> [What to work on]: Pictures are to be left out. Copy exactly the lines from the one containing "Generate a Python" to the one containing "binding = np.array(binding)", both ends kept.

> [Recorded information]:
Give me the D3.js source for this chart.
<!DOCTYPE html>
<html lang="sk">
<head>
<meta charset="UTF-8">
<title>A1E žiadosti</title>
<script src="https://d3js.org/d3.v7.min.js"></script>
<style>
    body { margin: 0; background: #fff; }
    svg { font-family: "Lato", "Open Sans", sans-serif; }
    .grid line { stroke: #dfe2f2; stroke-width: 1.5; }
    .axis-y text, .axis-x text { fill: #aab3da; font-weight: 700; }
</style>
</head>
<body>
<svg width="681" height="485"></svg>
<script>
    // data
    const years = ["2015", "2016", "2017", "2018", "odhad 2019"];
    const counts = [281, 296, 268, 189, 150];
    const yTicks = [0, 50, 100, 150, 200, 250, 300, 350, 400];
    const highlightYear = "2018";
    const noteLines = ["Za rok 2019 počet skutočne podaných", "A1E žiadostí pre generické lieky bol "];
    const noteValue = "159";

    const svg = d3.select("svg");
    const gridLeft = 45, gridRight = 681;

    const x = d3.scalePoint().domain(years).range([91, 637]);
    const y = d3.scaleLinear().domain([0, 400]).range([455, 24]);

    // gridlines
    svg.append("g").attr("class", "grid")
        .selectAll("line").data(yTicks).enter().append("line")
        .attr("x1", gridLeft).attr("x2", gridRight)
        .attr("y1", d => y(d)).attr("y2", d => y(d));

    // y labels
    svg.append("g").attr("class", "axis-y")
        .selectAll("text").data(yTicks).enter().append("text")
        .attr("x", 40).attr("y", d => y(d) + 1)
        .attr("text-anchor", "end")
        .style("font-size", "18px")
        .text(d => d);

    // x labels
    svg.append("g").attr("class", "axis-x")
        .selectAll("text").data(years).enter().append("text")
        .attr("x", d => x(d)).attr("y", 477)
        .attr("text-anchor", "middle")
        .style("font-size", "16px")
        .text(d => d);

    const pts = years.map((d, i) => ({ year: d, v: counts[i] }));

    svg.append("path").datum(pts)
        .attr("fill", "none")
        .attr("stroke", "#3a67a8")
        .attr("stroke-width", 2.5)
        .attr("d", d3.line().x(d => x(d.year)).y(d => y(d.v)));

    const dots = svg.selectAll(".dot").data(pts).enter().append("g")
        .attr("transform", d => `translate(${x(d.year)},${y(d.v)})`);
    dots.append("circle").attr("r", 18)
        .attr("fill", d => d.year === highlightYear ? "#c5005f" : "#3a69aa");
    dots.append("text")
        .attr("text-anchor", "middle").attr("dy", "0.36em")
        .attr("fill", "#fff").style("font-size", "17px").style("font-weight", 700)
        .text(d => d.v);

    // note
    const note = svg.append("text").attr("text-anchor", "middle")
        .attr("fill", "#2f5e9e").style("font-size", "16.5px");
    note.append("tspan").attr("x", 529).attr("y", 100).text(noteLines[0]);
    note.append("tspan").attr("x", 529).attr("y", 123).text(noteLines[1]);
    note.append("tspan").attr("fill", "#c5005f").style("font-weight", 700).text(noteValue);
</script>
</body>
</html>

* * *

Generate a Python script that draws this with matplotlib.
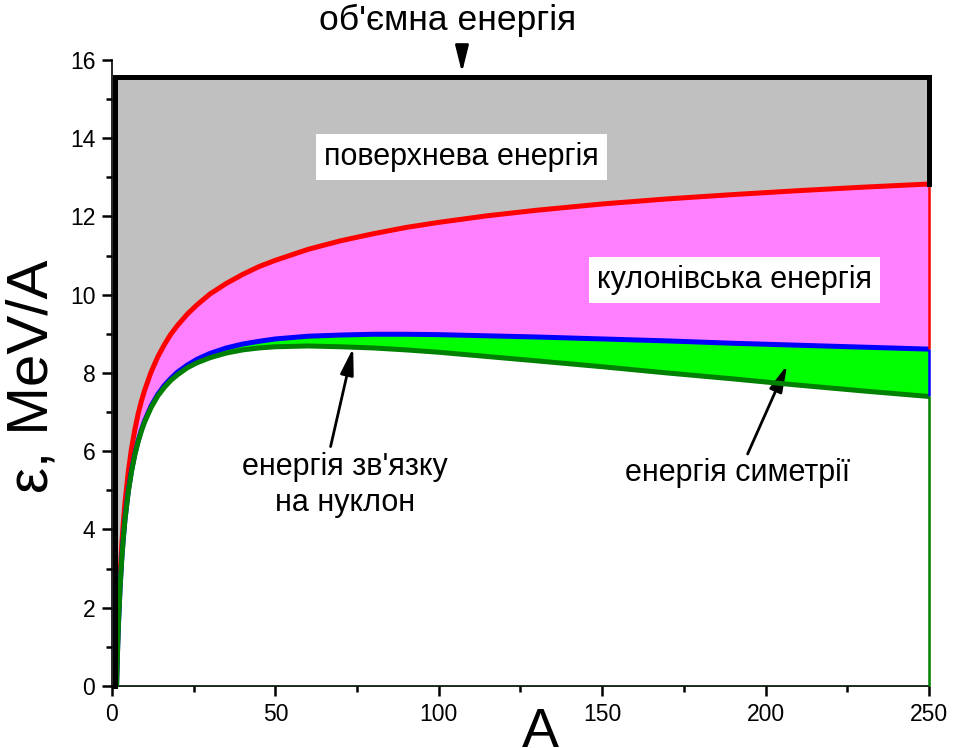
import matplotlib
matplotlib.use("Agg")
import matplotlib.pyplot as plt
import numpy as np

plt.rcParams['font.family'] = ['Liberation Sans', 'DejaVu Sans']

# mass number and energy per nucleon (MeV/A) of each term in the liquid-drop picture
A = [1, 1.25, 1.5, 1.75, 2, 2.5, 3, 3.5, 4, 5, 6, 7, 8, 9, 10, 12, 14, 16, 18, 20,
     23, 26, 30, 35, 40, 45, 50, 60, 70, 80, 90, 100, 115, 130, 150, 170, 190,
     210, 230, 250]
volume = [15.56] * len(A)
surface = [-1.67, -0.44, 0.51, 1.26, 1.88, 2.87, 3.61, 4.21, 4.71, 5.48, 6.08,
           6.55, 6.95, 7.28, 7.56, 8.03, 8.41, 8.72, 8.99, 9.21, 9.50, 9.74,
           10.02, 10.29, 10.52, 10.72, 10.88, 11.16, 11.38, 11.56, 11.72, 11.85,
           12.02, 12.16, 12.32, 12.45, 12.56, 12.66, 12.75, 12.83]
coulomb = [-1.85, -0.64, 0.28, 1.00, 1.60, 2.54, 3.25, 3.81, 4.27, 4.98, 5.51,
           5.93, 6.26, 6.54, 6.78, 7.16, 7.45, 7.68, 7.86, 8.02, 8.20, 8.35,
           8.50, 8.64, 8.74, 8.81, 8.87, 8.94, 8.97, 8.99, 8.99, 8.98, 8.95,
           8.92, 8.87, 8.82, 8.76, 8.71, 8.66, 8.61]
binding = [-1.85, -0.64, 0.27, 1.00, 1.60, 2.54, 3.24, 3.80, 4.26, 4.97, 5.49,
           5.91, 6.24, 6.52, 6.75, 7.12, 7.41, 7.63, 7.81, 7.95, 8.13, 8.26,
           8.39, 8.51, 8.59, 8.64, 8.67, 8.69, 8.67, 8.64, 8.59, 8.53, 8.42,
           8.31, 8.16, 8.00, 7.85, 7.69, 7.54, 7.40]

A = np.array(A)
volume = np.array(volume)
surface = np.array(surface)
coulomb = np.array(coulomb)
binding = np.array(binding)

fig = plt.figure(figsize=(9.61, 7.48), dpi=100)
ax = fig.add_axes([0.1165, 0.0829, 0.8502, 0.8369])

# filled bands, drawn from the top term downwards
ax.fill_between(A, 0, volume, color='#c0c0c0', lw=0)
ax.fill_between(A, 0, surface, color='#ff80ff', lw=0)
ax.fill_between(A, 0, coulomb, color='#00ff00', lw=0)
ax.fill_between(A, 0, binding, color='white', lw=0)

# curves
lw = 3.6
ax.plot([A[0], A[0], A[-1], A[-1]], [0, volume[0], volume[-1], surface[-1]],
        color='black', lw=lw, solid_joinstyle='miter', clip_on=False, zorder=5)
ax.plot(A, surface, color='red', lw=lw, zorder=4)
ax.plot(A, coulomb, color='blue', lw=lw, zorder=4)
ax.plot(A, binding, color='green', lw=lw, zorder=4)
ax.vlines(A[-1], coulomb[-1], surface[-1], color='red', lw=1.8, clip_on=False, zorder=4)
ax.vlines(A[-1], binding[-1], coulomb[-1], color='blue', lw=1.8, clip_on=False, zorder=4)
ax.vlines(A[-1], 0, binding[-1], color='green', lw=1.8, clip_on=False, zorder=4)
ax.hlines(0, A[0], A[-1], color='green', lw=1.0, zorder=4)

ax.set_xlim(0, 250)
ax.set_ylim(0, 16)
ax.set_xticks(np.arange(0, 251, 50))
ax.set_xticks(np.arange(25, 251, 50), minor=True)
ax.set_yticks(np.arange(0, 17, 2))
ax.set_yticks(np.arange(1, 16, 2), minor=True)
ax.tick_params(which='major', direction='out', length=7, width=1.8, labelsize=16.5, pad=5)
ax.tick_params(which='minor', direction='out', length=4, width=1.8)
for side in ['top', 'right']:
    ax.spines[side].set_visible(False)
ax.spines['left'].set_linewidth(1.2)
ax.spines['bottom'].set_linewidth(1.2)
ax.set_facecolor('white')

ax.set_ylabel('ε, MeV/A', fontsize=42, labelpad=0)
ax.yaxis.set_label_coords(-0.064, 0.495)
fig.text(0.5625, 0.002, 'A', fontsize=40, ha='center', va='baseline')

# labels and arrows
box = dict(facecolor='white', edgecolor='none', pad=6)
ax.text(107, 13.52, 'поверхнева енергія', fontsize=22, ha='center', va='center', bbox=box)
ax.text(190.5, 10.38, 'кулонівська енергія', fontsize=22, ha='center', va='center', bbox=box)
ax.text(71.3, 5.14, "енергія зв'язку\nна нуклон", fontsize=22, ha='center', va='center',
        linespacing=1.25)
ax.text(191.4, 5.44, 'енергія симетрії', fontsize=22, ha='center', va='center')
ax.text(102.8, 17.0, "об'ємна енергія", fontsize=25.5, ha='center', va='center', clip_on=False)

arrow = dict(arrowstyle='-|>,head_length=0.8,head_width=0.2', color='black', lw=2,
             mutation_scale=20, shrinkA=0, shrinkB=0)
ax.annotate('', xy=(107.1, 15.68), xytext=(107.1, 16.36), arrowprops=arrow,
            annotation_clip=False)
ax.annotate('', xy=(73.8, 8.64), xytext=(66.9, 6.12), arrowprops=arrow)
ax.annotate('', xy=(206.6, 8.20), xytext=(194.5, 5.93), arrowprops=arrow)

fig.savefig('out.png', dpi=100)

--

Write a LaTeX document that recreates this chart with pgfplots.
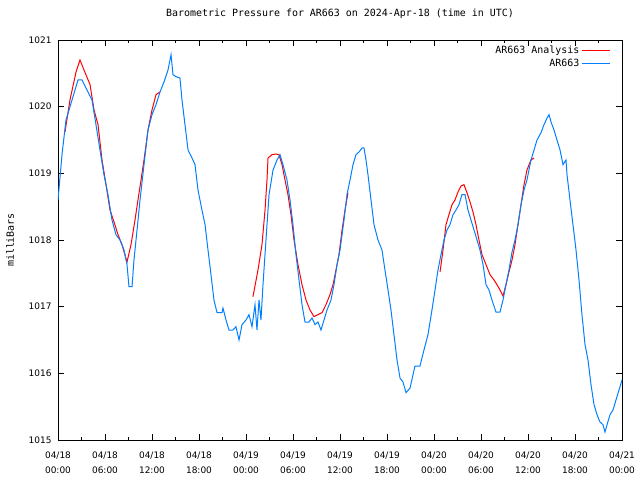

> [Problem solution]:
Generate a Python script that draws this with matplotlib.
import matplotlib
matplotlib.use("Agg")
import matplotlib.pyplot as plt
import numpy as np

plt.rcParams['font.family'] = ['Liberation Sans', 'DejaVu Sans']

# mass number and energy per nucleon (MeV/A) of each term in the liquid-drop picture
A = [1, 1.25, 1.5, 1.75, 2, 2.5, 3, 3.5, 4, 5, 6, 7, 8, 9, 10, 12, 14, 16, 18, 20,
     23, 26, 30, 35, 40, 45, 50, 60, 70, 80, 90, 100, 115, 130, 150, 170, 190,
     210, 230, 250]
volume = [15.56] * len(A)
surface = [-1.67, -0.44, 0.51, 1.26, 1.88, 2.87, 3.61, 4.21, 4.71, 5.48, 6.08,
           6.55, 6.95, 7.28, 7.56, 8.03, 8.41, 8.72, 8.99, 9.21, 9.50, 9.74,
           10.02, 10.29, 10.52, 10.72, 10.88, 11.16, 11.38, 11.56, 11.72, 11.85,
           12.02, 12.16, 12.32, 12.45, 12.56, 12.66, 12.75, 12.83]
coulomb = [-1.85, -0.64, 0.28, 1.00, 1.60, 2.54, 3.25, 3.81, 4.27, 4.98, 5.51,
           5.93, 6.26, 6.54, 6.78, 7.16, 7.45, 7.68, 7.86, 8.02, 8.20, 8.35,
           8.50, 8.64, 8.74, 8.81, 8.87, 8.94, 8.97, 8.99, 8.99, 8.98, 8.95,
           8.92, 8.87, 8.82, 8.76, 8.71, 8.66, 8.61]
binding = [-1.85, -0.64, 0.27, 1.00, 1.60, 2.54, 3.24, 3.80, 4.26, 4.97, 5.49,
           5.91, 6.24, 6.52, 6.75, 7.12, 7.41, 7.63, 7.81, 7.95, 8.13, 8.26,
           8.39, 8.51, 8.59, 8.64, 8.67, 8.69, 8.67, 8.64, 8.59, 8.53, 8.42,
           8.31, 8.16, 8.00, 7.85, 7.69, 7.54, 7.40]

A = np.array(A)
volume = np.array(volume)
surface = np.array(surface)
coulomb = np.array(coulomb)
binding = np.array(binding)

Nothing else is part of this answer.